The district court granted the summary judgment in favor of the mineral owners. The royalty owners argued, inter alia, that the district court erred in granting summary judgment for the mineral owners on the breach of contract claim.

Issue:

Did the mineral owners breach the contract?

Answer:

No.

Conclusion:

The district court properly granted summary judgment as to the royalty owners' claim because the terms of the 1982 agreement clearly and unambiguously provided the royalties to be shared were those "acquired" by the mineral owners, and the evidence was undisputed that the only party to acquire the 3% royalty interest was Durham Ranches, which was not a mineral owner.

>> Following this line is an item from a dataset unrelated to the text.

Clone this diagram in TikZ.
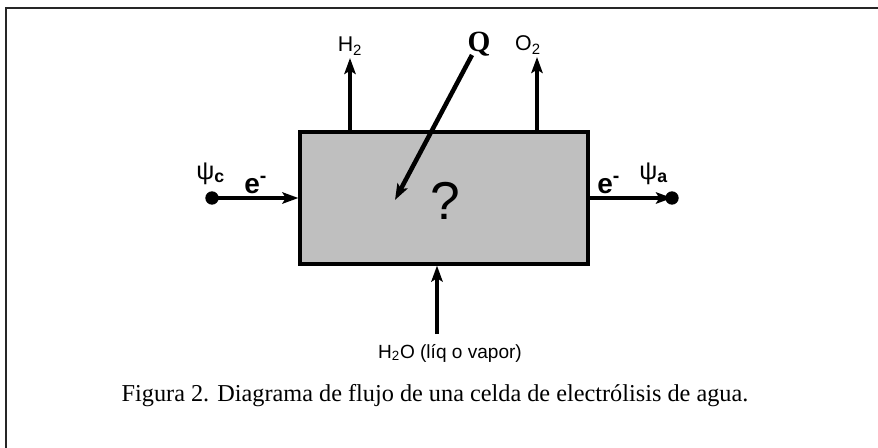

The evidence showed that the only entities that "acquired" a royalty interest in mineral production from the ranch lands were the mineral owners and Durham Ranches. The mineral owners received a 15% landowners' royalty interest. Durham Ranches received a 3% overriding royalty interest along with other payments for surface damage done to the property from coalbed methane production. The royalty owners received their proportionate share of the 15% landowners' royalty interest acquired by the mineral owners under the terms of the mineral lease. What they did not receive a share of was the 3% overriding royalty interest described in the letter agreement. However, Durham Ranches, not the mineral owners, acquired that royalty. Thus, it was not a royalty acquired by the mineral owners and they were not required under the clear terms of the 1982 settlement agreement to pay a proportionate share of it to the royalty owners. Because these facts were undisputed,  the summary judgment was proper on the breach of contract claim.